Après la publication, en 1529, du Champ fleury au quel est contenu l’art et science de la deue et vraye proportion des lettres antiques, de Geoffroy Tory (vers 1480 - 1533), l’ajout des accents sur le e fait l’objet de propositions, le choix s’affirmant lentement avec la parution, au milieu du XVIe siècle, du Dictionnaire françois-latin de Robert Estienne.

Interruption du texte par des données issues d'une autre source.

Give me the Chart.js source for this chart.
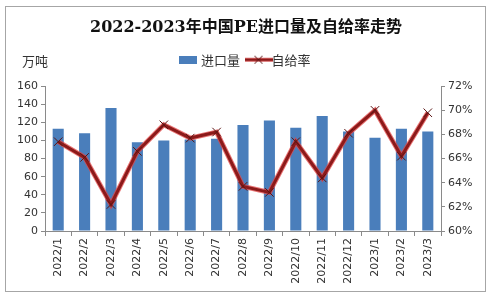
<!DOCTYPE html>
<html>
<head>
<meta charset="utf-8">
<script src="https://cdn.jsdelivr.net/npm/chart.js@4"></script>
<style>
  html, body { margin: 0; padding: 0; background: #ffffff; }
  #wrap { width: 492px; height: 300px; }
</style>
</head>
<body>
<div id="wrap"><canvas id="chart" width="492" height="300"></canvas></div>
<script>
// 2022-2023年中国PE进口量及自给率走势
const months = ['2022/1', '2022/2', '2022/3', '2022/4', '2022/5', '2022/6', '2022/7', '2022/8',
    '2022/9', '2022/10', '2022/11', '2022/12', '2023/1', '2023/2', '2023/3'];
const importVolume = [113, 108, 136, 98, 100, 101, 102, 117, 122, 114, 127, 110, 103, 113, 110]; // 万吨
const selfSufficiency = [67.4, 66.1, 62.2, 66.6, 68.8, 67.7, 68.2, 63.7, 63.2, 67.4, 64.4, 68.1, 70.0, 66.2, 69.8]; // %
const leftTicks = [0, 20, 40, 60, 80, 100, 120, 140, 160];
const rightTicks = [60, 62, 64, 66, 68, 70, 72];

const BAR_BLUE = '#4a7ebb';
const LINE_RED = '#8c1a1a';
const GLOW_RED = 'rgba(225, 70, 70, 0.75)';
const AXIS_GRAY = '#8a8a8a';
const TEXT = '#333333';
const CJK = '"Noto Sans CJK SC", "DejaVu Sans", sans-serif';

// legend icons
function barIcon() {
    const c = document.createElement('canvas');
    c.width = 18; c.height = 8;
    const g = c.getContext('2d');
    g.fillStyle = BAR_BLUE;
    g.fillRect(0, 0, 18, 8);
    return c;
}
function lineIcon() {
    const c = document.createElement('canvas');
    c.width = 28; c.height = 10;
    const g = c.getContext('2d');
    g.strokeStyle = GLOW_RED; g.lineWidth = 4;
    g.beginPath(); g.moveTo(0, 5); g.lineTo(28, 5); g.stroke();
    g.strokeStyle = LINE_RED; g.lineWidth = 2.5;
    g.beginPath(); g.moveTo(0, 5); g.lineTo(28, 5); g.stroke();
    g.strokeStyle = '#5a1414'; g.lineWidth = 1;
    g.beginPath(); g.moveTo(10, 1); g.lineTo(18, 9); g.moveTo(18, 1); g.lineTo(10, 9); g.stroke();
    return c;
}

// extra room under the legend
const legendMargin = {
    id: 'legendMargin',
    beforeInit(chart) {
        const fit = chart.legend.fit;
        chart.legend.fit = function () {
            fit.bind(chart.legend)();
            this.height += 10;
        };
    }
};

const framePlugin = {
    id: 'frame',
    beforeDraw(chart) {
        const ctx = chart.ctx;
        ctx.save();
        ctx.fillStyle = '#ffffff';
        ctx.fillRect(0, 0, chart.width, chart.height);
        ctx.strokeStyle = '#a6a6a6';
        ctx.lineWidth = 1;
        ctx.strokeRect(5.5, 6.5, 480, 285);
        ctx.restore();
    },
    afterDraw(chart) {
        const ctx = chart.ctx;
        ctx.save();
        ctx.fillStyle = TEXT;
        ctx.font = '13px ' + CJK;
        ctx.textBaseline = 'middle';
        ctx.fillText('万吨', 22, 61);
        ctx.restore();
    }
};

new Chart(document.getElementById('chart'), {
    data: {
        labels: months,
        datasets: [
            {
                type: 'line',
                label: '自给率',
                data: selfSufficiency,
                yAxisID: 'y1',
                borderColor: LINE_RED,
                borderWidth: 3,
                pointStyle: 'crossRot',
                pointRadius: 6,
                pointBorderColor: '#5a1414',
                pointBorderWidth: 1,
                tension: 0,
                order: 0
            },
            {
                type: 'line',
                label: '_glow',
                data: selfSufficiency,
                yAxisID: 'y1',
                borderColor: GLOW_RED,
                borderWidth: 5,
                pointRadius: 0,
                tension: 0,
                order: 1
            },
            {
                type: 'bar',
                label: '进口量',
                data: importVolume,
                yAxisID: 'y',
                backgroundColor: BAR_BLUE,
                categoryPercentage: 1,
                barPercentage: 0.42,
                order: 2
            }
        ]
    },
    options: {
        responsive: false,
        animation: false,
        layout: { padding: { left: 0, right: 0, top: 0, bottom: 0 } },
        plugins: {
            title: {
                display: true,
                text: '2022-2023年中国PE进口量及自给率走势',
                color: '#111111',
                font: { family: '"DejaVu Serif", "Noto Sans CJK SC", serif', size: 16, weight: 'bold' },
                padding: { top: 18, bottom: 4 }
            },
            legend: {
                display: true,
                position: 'top',
                labels: {
                    color: TEXT,
                    font: { family: CJK, size: 13 },
                    usePointStyle: true,
                    padding: 12,
                    generateLabels: (chart) => [
                        { text: '进口量', pointStyle: barIcon(), datasetIndex: 2, hidden: false, fontColor: TEXT },
                        { text: '自给率', pointStyle: lineIcon(), datasetIndex: 0, hidden: false, fontColor: TEXT }
                    ]
                }
            },
            tooltip: { enabled: false }
        },
        scales: {
            x: {
                offset: true,
                grid: { display: true, drawOnChartArea: false, drawTicks: true, tickLength: 5, offset: true, color: AXIS_GRAY },
                border: { color: AXIS_GRAY },
                ticks: {
                    color: TEXT,
                    font: { family: '"DejaVu Sans", sans-serif', size: 11 },
                    minRotation: 90,
                    maxRotation: 90,
                    autoSkip: false,
                    padding: 2
                },
                afterFit: (scale) => { scale.height = 69; }
            },
            y: {
                position: 'left',
                min: 0,
                max: 160,
                afterBuildTicks: (scale) => { scale.ticks = leftTicks.map(v => ({ value: v })); },
                grid: { display: true, drawOnChartArea: false, drawTicks: true, tickLength: 4, color: AXIS_GRAY },
                border: { color: AXIS_GRAY },
                ticks: { color: TEXT, font: { family: '"DejaVu Sans", sans-serif', size: 11 }, padding: 3 },
                afterFit: (scale) => { scale.width = 45; }
            },
            y1: {
                position: 'right',
                min: 60,
                max: 72,
                afterBuildTicks: (scale) => { scale.ticks = rightTicks.map(v => ({ value: v })); },
                grid: { display: true, drawOnChartArea: false, drawTicks: true, tickLength: 4, color: AXIS_GRAY },
                border: { color: AXIS_GRAY },
                ticks: {
                    color: TEXT,
                    font: { family: '"DejaVu Sans", sans-serif', size: 11 },
                    padding: 3,
                    callback: (v) => v + '%'
                },
                afterFit: (scale) => { scale.width = 51; }
            }
        }
    },
    plugins: [framePlugin, legendMargin]
});
</script>
</body>
</html>
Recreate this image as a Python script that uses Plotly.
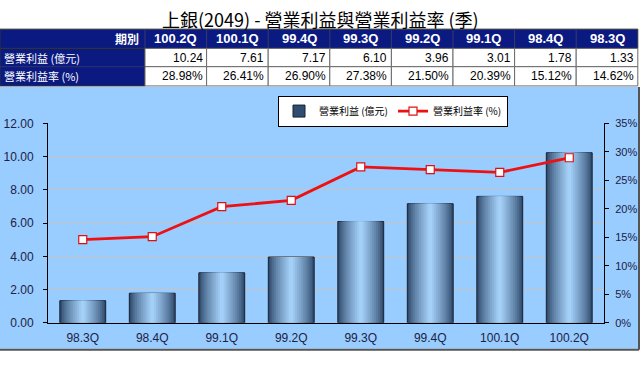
import plotly.graph_objects as go

# ---- data (table order, newest first) ----
periods = ["100.2Q", "100.1Q", "99.4Q", "99.3Q", "99.2Q", "99.1Q", "98.4Q", "98.3Q"]
op_income = [10.24, 7.61, 7.17, 6.10, 3.96, 3.01, 1.78, 1.33]          # 億元
op_margin = [28.98, 26.41, 26.90, 27.38, 21.50, 20.39, 15.12, 14.62]  # %

title_text = "上銀(2049) - 營業利益與營業利益率 (季)"
header_label = "期別"
row_labels = ["營業利益 (億元)", "營業利益率 (%)"]
bar_name = "營業利益 (億元)"
line_name = "營業利益率 (%)"

# chart order (oldest first)
cats = periods[::-1]
inc = op_income[::-1]
mar = [v / 100 for v in op_margin[::-1]]

W, H = 640, 376
def px(x):
    return x / W
def py(y):
    return 1 - y / H

fig = go.Figure()

# ---- bars with simulated horizontal gradient (overlaid layers) ----
def lerp(c1, c2, t):
    return "#%02x%02x%02x" % tuple(int(round(a + (b - a) * t)) for a, b in zip(c1, c2))

dark = (0x30, 0x4c, 0x6e)
light = (0xa4, 0xd0, 0xf8)
N = 12
base_w = 0.66
for i in range(N):
    t = i / (N - 1)
    w = base_w * (1 - i / N)
    col = lerp(dark, light, t ** 0.8)
    fig.add_trace(go.Bar(
        x=cats, y=inc, width=w, name=bar_name,
        marker=dict(color=col,
                    line=dict(color="#1a2230", width=1 if i == 0 else 0)),
        showlegend=(i == 0), legendrank=1,
        yaxis="y", xaxis="x",
    ))

# ---- line ----
fig.add_trace(go.Scatter(
    x=cats, y=mar, name=line_name, mode="lines+markers",
    line=dict(color="#ee1111", width=2.8),
    marker=dict(symbol="square", size=8, color="white",
                line=dict(color="#dd1111", width=1.2)),
    yaxis="y2", xaxis="x", legendrank=2,
))

# ---- table built from shapes + annotations ----
navy = "#0b1a80"
gridc = "#6a6a6a"
col_x = [0, 145] + [145 + 61.6 * (k + 1) for k in range(8)]
row_y = [23, 43, 62, 82]
shapes = [
    # blue chart background
    dict(type="rect", xref="paper", yref="paper", x0=0, x1=px(638),
         y0=py(355), y1=py(83), fillcolor="#99ccff", line=dict(width=0), layer="below"),
    dict(type="line", xref="paper", yref="paper", x0=0, x1=px(639),
         y0=py(356), y1=py(356), line=dict(color="#555555", width=2)),
    dict(type="line", xref="paper", yref="paper", x0=px(639), x1=px(639),
         y0=py(356), y1=py(83), line=dict(color="#555555", width=2)),
    # header row
    dict(type="rect", xref="paper", yref="paper", x0=px(col_x[0]), x1=px(col_x[-1]),
         y0=py(row_y[1]), y1=py(row_y[0]), fillcolor=navy, line=dict(color="#333333", width=1)),
    # label column
    dict(type="rect", xref="paper", yref="paper", x0=px(col_x[0]), x1=px(col_x[1]),
         y0=py(row_y[3]), y1=py(row_y[1]), fillcolor=navy, line=dict(color="#333333", width=1)),
]
annotations = []
for k in range(1, len(col_x) - 1):
    shapes.append(dict(type="line", xref="paper", yref="paper", x0=px(col_x[k]), x1=px(col_x[k]),
                       y0=py(row_y[1]), y1=py(row_y[0]), line=dict(color="#3a3a6a", width=1)))
for r in range(2):
    for c in range(8):
        shapes.append(dict(type="rect", xref="paper", yref="paper",
                           x0=px(col_x[c + 1]), x1=px(col_x[c + 2]),
                           y0=py(row_y[r + 2]), y1=py(row_y[r + 1]),
                           fillcolor="white", line=dict(color=gridc, width=1)))
shapes.append(dict(type="line", xref="paper", yref="paper", x0=0, x1=px(col_x[1]),
                   y0=py(row_y[2]), y1=py(row_y[2]), line=dict(color="#333366", width=1)))

tfont = "Liberation Sans"
def ycen(r):
    return py((row_y[r] + row_y[r + 1]) / 2)

annotations.append(dict(text=f"<b>{header_label}</b>", x=px(col_x[1] - 4), y=ycen(0),
                        xref="paper", yref="paper", xanchor="right", yanchor="middle",
                        showarrow=False, font=dict(family="Noto Sans CJK TC", size=12, color="white")))
for c, p in enumerate(periods):
    annotations.append(dict(text=f"<b>{p}</b>", x=px((col_x[c + 1] + col_x[c + 2]) / 2), y=ycen(0),
                            xref="paper", yref="paper", xanchor="center", yanchor="middle",
                            showarrow=False, font=dict(family=tfont, size=13, color="white")))
for r, lab in enumerate(row_labels):
    annotations.append(dict(text=lab, x=px(2), y=ycen(r + 1), xref="paper", yref="paper",
                            xanchor="left", yanchor="middle", showarrow=False,
                            font=dict(family="Noto Sans CJK TC", size=11, color="white")))
for c in range(8):
    vals = [f"{op_income[c]:.2f}", f"{op_margin[c]:.2f}%"]
    for r, v in enumerate(vals):
        annotations.append(dict(text=v, x=px(col_x[c + 2] - 2), y=ycen(r + 1),
                                xref="paper", yref="paper", xanchor="right", yanchor="middle",
                                showarrow=False, font=dict(family=tfont, size=12, color="black")))

# title
annotations.append(dict(text=title_text, x=px(320), y=py(12), xref="paper", yref="paper",
                        xanchor="center", yanchor="middle", showarrow=False,
                        font=dict(family="Noto Sans CJK TC", size=18, color="black")))

tickfont = dict(family="Liberation Sans", size=12, color="#1c2244")

fig.update_layout(
    width=W, height=H, margin=dict(l=0, r=0, t=0, b=0),
    paper_bgcolor="white", plot_bgcolor="white",
    barmode="overlay", bargap=0.34,
    xaxis=dict(domain=[px(48), px(604)], showline=True, linecolor="black", linewidth=1,
               ticks="", tickfont=tickfont, showgrid=False, fixedrange=True,
               ticklabelstandoff=4),
    yaxis=dict(domain=[py(328), py(121)], range=[0, 12], dtick=2, tickformat=".2f",
               showline=True, linecolor="black", linewidth=1, ticks="outside",
               ticklen=4, tickcolor="black", gridcolor="#c4c4c4", gridwidth=1,
               tickfont=tickfont, zeroline=False, ticklabelstandoff=7, fixedrange=True),
    yaxis2=dict(overlaying="y", side="right", range=[0, 0.35], dtick=0.05,
                tickformat=".0%", showline=True, linecolor="black", linewidth=1,
                ticks="outside", ticklen=4, tickcolor="black", showgrid=False,
                tickfont=dict(family="Liberation Sans", size=11, color="#1c2244"),
                zeroline=False, ticklabelstandoff=4, fixedrange=True),
    legend=dict(orientation="h", x=px(278), y=py(92), xanchor="left", yanchor="top",
                bgcolor="white", bordercolor="black", borderwidth=1,
                font=dict(family="Noto Sans CJK TC", size=10, color="black"),
                itemwidth=30, tracegroupgap=0),
    hovermode=False,
    shapes=shapes,
    annotations=annotations,
)

fig.write_html("out.html",
               config={"displayModeBar": False},
               post_script="document.body.style.margin='0';document.body.style.overflow='hidden';")
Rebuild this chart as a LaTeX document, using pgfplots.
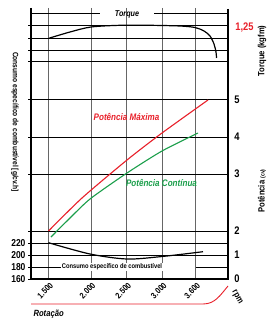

Mais le lexicographe et imprimeur royal Robert Etienne (1503-1559), dont le dictionnaire, paru en 1539, constitue le plus ancien dictionnaire latin et français, n’admettait l’accent aigu sur le e que lorsque cette lettre était en fin de mot. Ce n’est qu’en 1600 et 1615 que l’on inventa réellement l’accent aigu formant le é.

Robert Estienne

Robert Estienne

L’accent grave est, quant à lui, postérieur à 1706. L’érudit Joseph Scaliger (1540-1609) prétend cependant que le libraire-imprimeur vénitien Alde Manuce (1449-1515) est le premier qui a introduit dans le latin l’accent grave, la virgule et le point-virgule ; et qu’avant lui personne n’en avait fait usage. Cette assertion demande une explication ; car elle donnerait à entendre qu’avant Alde Manuce, il n’existait ni accent, ni virgule ; ce qui serait faux : disons donc que la plupart des signes de ponctuation sont fort anciens, mais que l’usage de les désigner tels que nous nous en servons maintenant, c’est-à-dire la valeur que nous leur donnons, est assez moderne.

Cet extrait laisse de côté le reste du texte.